Coach Bowden was talking to the newest player on the team. "It's fantastic the way you strike the line, dodge, tackle and weave through your opponents." Luke was a shy fellow, but blurted out, "I suppose it all comes from early training, sir. You see, my mom used to take me shopping with her on sale days."
Three guys go into a bar, one in a wheelchair, one is blind and the other appears normal. A couple of minutes later, God walks in to get a beer. He sees the guys and decides to have compassion on them. He touches the blind guy on the forehead, and his sight is restored. He touches the man in the wheelchair and the guy jumps up and walks away. He walks to the last guy and the guy yells, 'Whoa, God! I'm on workman's comp!'
A blonde got lost in her car in a snow storm.

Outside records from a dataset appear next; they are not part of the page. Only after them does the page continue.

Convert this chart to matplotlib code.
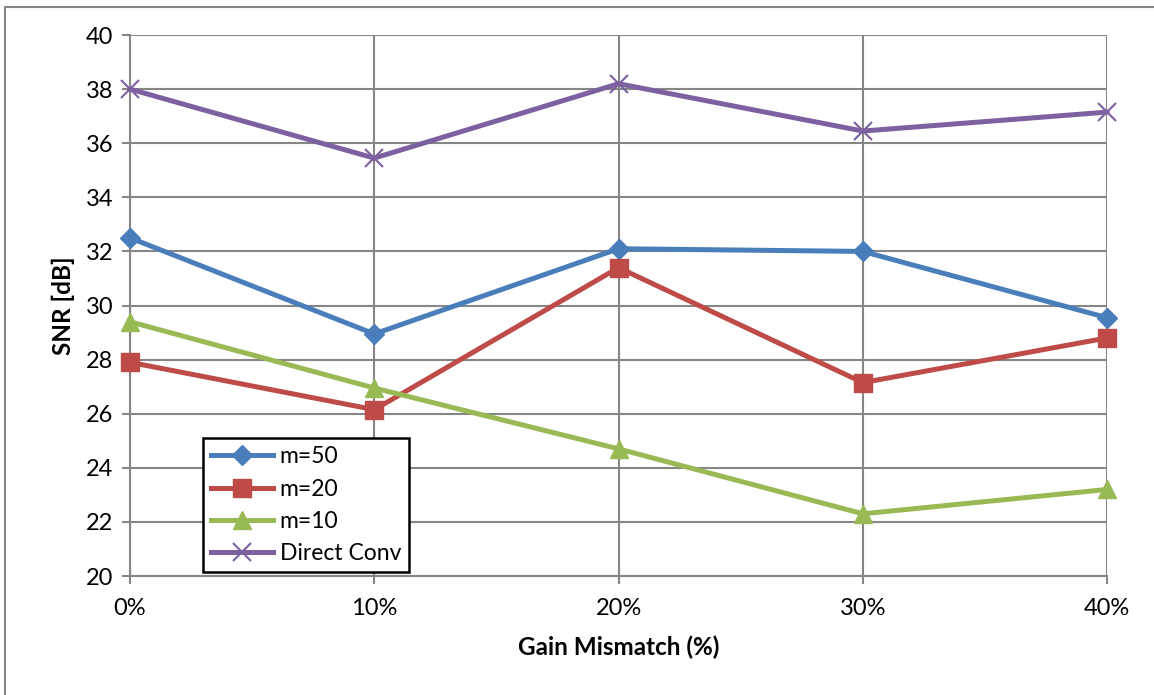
import matplotlib.pyplot as plt
from matplotlib.patches import Rectangle

plt.rcParams['font.family'] = ['Lato', 'DejaVu Sans']

mismatch = [0, 10, 20, 30, 40]
x_labels = ['0%', '10%', '20%', '30%', '40%']
snr_m50 = [32.5, 28.95, 32.1, 32.0, 29.55]
snr_m20 = [27.9, 26.15, 31.4, 27.15, 28.8]
snr_m10 = [29.4, 26.95, 24.7, 22.3, 23.2]
snr_direct = [38.0, 35.45, 38.2, 36.45, 37.15]

fig = plt.figure(figsize=(11.54, 6.95), dpi=100)
ax = fig.add_axes([0.1127, 0.1712, 0.8466, 0.7784])

grid_col = '#868686'
ax.plot(mismatch, snr_m50, color='#4A7EBB', lw=3.6, marker='D', ms=10, label='m=50', zorder=3)
ax.plot(mismatch, snr_m20, color='#BE4B48', lw=3.6, marker='s', ms=13, label='m=20', zorder=3)
ax.plot(mismatch, snr_m10, color='#98B954', lw=3.6, marker='^', ms=13, label='m=10', zorder=3)
ax.plot(mismatch, snr_direct, color='#7D60A0', lw=3.6, marker='x', ms=13, mew=1.5, label='Direct Conv', zorder=3)

ax.set_xlim(0, 40)
ax.set_ylim(20, 40)
ax.set_xticks(mismatch)
ax.set_xticklabels(x_labels)
ax.set_yticks(range(20, 41, 2))
ax.grid(True, color=grid_col, lw=1.5)
for side in ['top', 'right']:
    ax.spines[side].set_visible(False)
for side in ['left', 'bottom']:
    ax.spines[side].set_color(grid_col)
    ax.spines[side].set_linewidth(1.5)
ax.tick_params(axis='both', labelsize=17, color=grid_col, width=1.5, length=6)
ax.tick_params(axis='x', pad=10)
ax.tick_params(axis='y', pad=6)
for ln in ax.lines:
    ln.set_clip_on(False)

ax.set_xlabel('Gain Mismatch (%)', fontsize=17.5, fontweight='bold', labelpad=12)
ax.set_ylabel('SNR [dB]', fontsize=17.5, fontweight='bold', labelpad=8)

leg = ax.legend(loc='upper left', bbox_to_anchor=(0.0747, 0.255), borderaxespad=0,
                fontsize=16.5, numpoints=1, handlelength=2.7, handletextpad=0.3,
                labelspacing=0.5, fancybox=False, framealpha=1, borderpad=0.35)
leg.get_frame().set_edgecolor('black')
leg.get_frame().set_linewidth(1.8)
leg.set_zorder(5)

fig.patches.append(Rectangle((0.0045, -0.01), 1.0, 1.0, transform=fig.transFigure,
                             fill=False, edgecolor=grid_col, lw=1.5))

fig.savefig('out.png', dpi=100)
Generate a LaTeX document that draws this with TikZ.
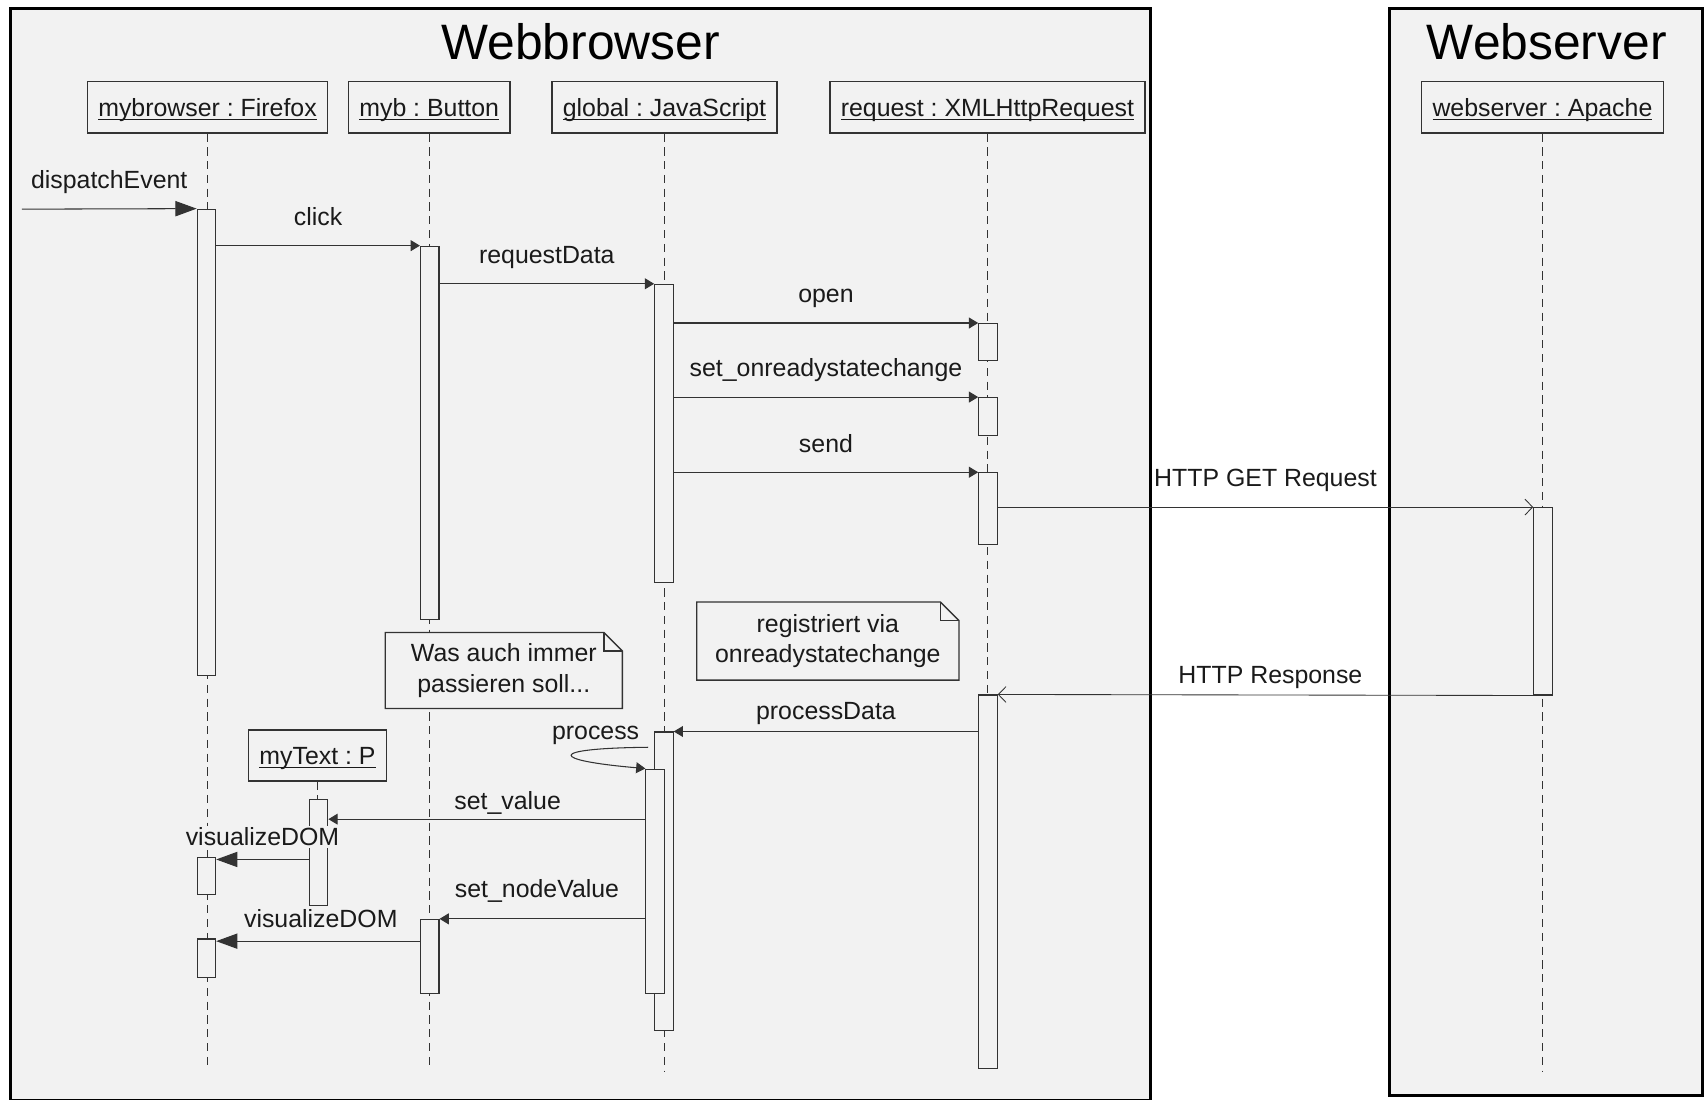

She remembered what her dad had once told her. "If you ever get stuck in a snow storm, wait for a snow plow and follow it." Pretty soon a snow plow came by, and she started to follow it. She followed the plow for about forty five minutes. Finally the driver of the truck got out and asked her what she was doing. She explained that her dad had told her if she ever got stuck in the snow, to follow a plow. The driver nodded and said, "Well, I'm done with the Wal-Mart parking lot, now you can follow me over to K-Mart."
On her way home the same blonde drove past another sign that said "CLEAN RESTROOMS 8 MILES". By the time she drove eight miles, she had cleaned 43 restrooms.
Q: What does a lesbian have in common with a mechanic? A: Snap-on tools!